### Raw data
········
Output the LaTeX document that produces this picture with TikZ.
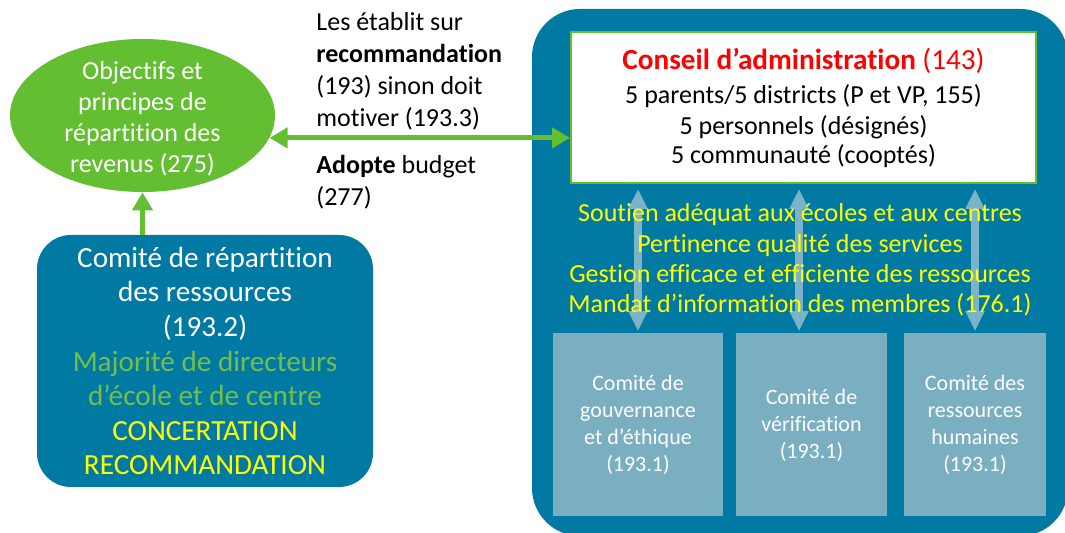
\documentclass[tikz,border=0pt]{standalone}
\usepackage{fontspec}
\setmainfont{Carlito}[Ligatures=NoCommon]
\usetikzlibrary{arrows.meta, calc, shapes.geometric}

\definecolor{bleu}{RGB}{0,122,163}
\definecolor{bleuclair}{RGB}{122,175,194}
\definecolor{fleche}{RGB}{125,179,200}
\definecolor{vert}{RGB}{99,190,50}
\definecolor{vertpale}{RGB}{118,190,72}
\definecolor{jaune}{RGB}{255,255,0}

\begin{document}
\begin{tikzpicture}[x=0.5pt, y=-0.5pt, >={Triangle[width=10pt,length=9pt]},
  boite/.style={fill=bleu, inner sep=0pt, text=white, align=center},
  comite/.style={fill=bleuclair, inner sep=0pt, text=white, align=center,
    minimum height=91.5pt, font=\fontsize{11}{13.5}\selectfont},
  lien/.style={draw=fleche, line width=4pt,
    {Triangle[width=9pt,length=10pt]}-{Triangle[width=9pt,length=10pt]}},
  vfl/.style={draw=vert, line width=2.5pt}]
  \useasboundingbox (0,0) rectangle (1065,533);
  \clip (0,0) rectangle (1065,533);

  \node [boite, rounded corners=24pt, minimum width=268pt, minimum height=263.5pt] (cs) at (800,272.5) {};
  \node [fill=white, draw=vert, line width=1pt, inner sep=0pt, align=center,
    minimum width=232.5pt, minimum height=75.5pt, font=\fontsize{13}{15.5}\selectfont] (conseil) at (803.5,107.5)
    {{\fontsize{14.6}{16}\selectfont\color{red}\textbf{Conseil d’administration} (143)}\\[1.5pt]
     5 parents/5 districts (P et VP, 155)\\
     5 personnels (désignés)\\[-1pt]
     5 communauté (cooptés)};

  \node [comite, minimum width=85pt] (gov) at (638,425) {Comité de\\gouvernance\\et d’éthique\\(193.1)};
  \node [comite, minimum width=75.5pt] (ver) at (811.5,425) {Comité de\\vérification\\(193.1)};
  \node [comite, minimum width=71pt] (rh) at (975,425) {Comité des\\ressources\\humaines\\(193.1)};

  \coordinate (p2) at ($(ver.north)+(-12.5,0)$);
  \draw [lien, shorten <=2.5pt, shorten >=1pt] (gov.north |- conseil.south) -- (gov.north);
  \draw [lien, shorten <=2.5pt, shorten >=1pt] (p2 |- conseil.south) -- (p2);
  \draw [lien, shorten <=2.5pt, shorten >=1pt] (rh.north |- conseil.south) -- (rh.north);

  \node [text=jaune, align=center, font=\fontsize{13}{15.2}\selectfont] (mandat) at (800,260)
    {Soutien adéquat aux écoles et aux centres\\Pertinence qualité des services\\
     Gestion efficace et efficiente des ressources\\Mandat d’information des membres (176.1)};

  \node [ellipse, fill=vert, inner sep=0pt, minimum width=132.5pt, minimum height=76.5pt] (obj) at (142.5,115.5) {};
  \node [text=white, align=center, font=\fontsize{13}{15.5}\selectfont] (objtxt) at (142.5,119)
    {Objectifs et\\principes de\\répartition des\\revenus (275)};

  \node [boite, rounded corners=17pt, minimum width=168pt, minimum height=126pt,
    font=\fontsize{14.6}{17.3}\selectfont] (repart) at (205,361)
    {Comité de répartition\\des ressources\\(193.2)\\
     \textcolor{vertpale}{Majorité de directeurs}\\\textcolor{vertpale}{d’école et de centre}\\
     \textcolor{jaune}{CONCERTATION}\\\textcolor{jaune}{RECOMMANDATION}};

  \draw [vfl, ->] (obj.south |- repart.north) -- (obj.south);
  \draw [vfl, <->] (obj.-10.5) -- (obj.-10.5 -| conseil.west);

  \node [anchor=north west, inner sep=0pt, align=left, font=\fontsize{13}{16}\selectfont] (etablit) at (316,12)
    {Les établit sur\\\textbf{recommandation}\\(193) sinon doit\\motiver (193.3)};
  \node [anchor=north west, inner sep=0pt, align=left, font=\fontsize{13}{16}\selectfont] (adopte) at (316,155)
    {\textbf{Adopte} budget\\(277)};
\end{tikzpicture}
\end{document}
········
### Written instruction
Restate the full listing verbatim and drop every picture.

### Problem solution
Output the LaTeX document that produces this picture with TikZ.
\documentclass[tikz,border=0pt]{standalone}
\usepackage{fontspec}
\setmainfont{Carlito}[Ligatures=NoCommon]
\usetikzlibrary{arrows.meta, calc, shapes.geometric}

\definecolor{bleu}{RGB}{0,122,163}
\definecolor{bleuclair}{RGB}{122,175,194}
\definecolor{fleche}{RGB}{125,179,200}
\definecolor{vert}{RGB}{99,190,50}
\definecolor{vertpale}{RGB}{118,190,72}
\definecolor{jaune}{RGB}{255,255,0}

\begin{document}
\begin{tikzpicture}[x=0.5pt, y=-0.5pt, >={Triangle[width=10pt,length=9pt]},
  boite/.style={fill=bleu, inner sep=0pt, text=white, align=center},
  comite/.style={fill=bleuclair, inner sep=0pt, text=white, align=center,
    minimum height=91.5pt, font=\fontsize{11}{13.5}\selectfont},
  lien/.style={draw=fleche, line width=4pt,
    {Triangle[width=9pt,length=10pt]}-{Triangle[width=9pt,length=10pt]}},
  vfl/.style={draw=vert, line width=2.5pt}]
  \useasboundingbox (0,0) rectangle (1065,533);
  \clip (0,0) rectangle (1065,533);

  \node [boite, rounded corners=24pt, minimum width=268pt, minimum height=263.5pt] (cs) at (800,272.5) {};
  \node [fill=white, draw=vert, line width=1pt, inner sep=0pt, align=center,
    minimum width=232.5pt, minimum height=75.5pt, font=\fontsize{13}{15.5}\selectfont] (conseil) at (803.5,107.5)
    {{\fontsize{14.6}{16}\selectfont\color{red}\textbf{Conseil d’administration} (143)}\\[1.5pt]
     5 parents/5 districts (P et VP, 155)\\
     5 personnels (désignés)\\[-1pt]
     5 communauté (cooptés)};

  \node [comite, minimum width=85pt] (gov) at (638,425) {Comité de\\gouvernance\\et d’éthique\\(193.1)};
  \node [comite, minimum width=75.5pt] (ver) at (811.5,425) {Comité de\\vérification\\(193.1)};
  \node [comite, minimum width=71pt] (rh) at (975,425) {Comité des\\ressources\\humaines\\(193.1)};

  \coordinate (p2) at ($(ver.north)+(-12.5,0)$);
  \draw [lien, shorten <=2.5pt, shorten >=1pt] (gov.north |- conseil.south) -- (gov.north);
  \draw [lien, shorten <=2.5pt, shorten >=1pt] (p2 |- conseil.south) -- (p2);
  \draw [lien, shorten <=2.5pt, shorten >=1pt] (rh.north |- conseil.south) -- (rh.north);

  \node [text=jaune, align=center, font=\fontsize{13}{15.2}\selectfont] (mandat) at (800,260)
    {Soutien adéquat aux écoles et aux centres\\Pertinence qualité des services\\
     Gestion efficace et efficiente des ressources\\Mandat d’information des membres (176.1)};

  \node [ellipse, fill=vert, inner sep=0pt, minimum width=132.5pt, minimum height=76.5pt] (obj) at (142.5,115.5) {};
  \node [text=white, align=center, font=\fontsize{13}{15.5}\selectfont] (objtxt) at (142.5,119)
    {Objectifs et\\principes de\\répartition des\\revenus (275)};

  \node [boite, rounded corners=17pt, minimum width=168pt, minimum height=126pt,
    font=\fontsize{14.6}{17.3}\selectfont] (repart) at (205,361)
    {Comité de répartition\\des ressources\\(193.2)\\
     \textcolor{vertpale}{Majorité de directeurs}\\\textcolor{vertpale}{d’école et de centre}\\
     \textcolor{jaune}{CONCERTATION}\\\textcolor{jaune}{RECOMMANDATION}};

  \draw [vfl, ->] (obj.south |- repart.north) -- (obj.south);
  \draw [vfl, <->] (obj.-10.5) -- (obj.-10.5 -| conseil.west);

  \node [anchor=north west, inner sep=0pt, align=left, font=\fontsize{13}{16}\selectfont] (etablit) at (316,12)
    {Les établit sur\\\textbf{recommandation}\\(193) sinon doit\\motiver (193.3)};
  \node [anchor=north west, inner sep=0pt, align=left, font=\fontsize{13}{16}\selectfont] (adopte) at (316,155)
    {\textbf{Adopte} budget\\(277)};
\end{tikzpicture}
\end{document}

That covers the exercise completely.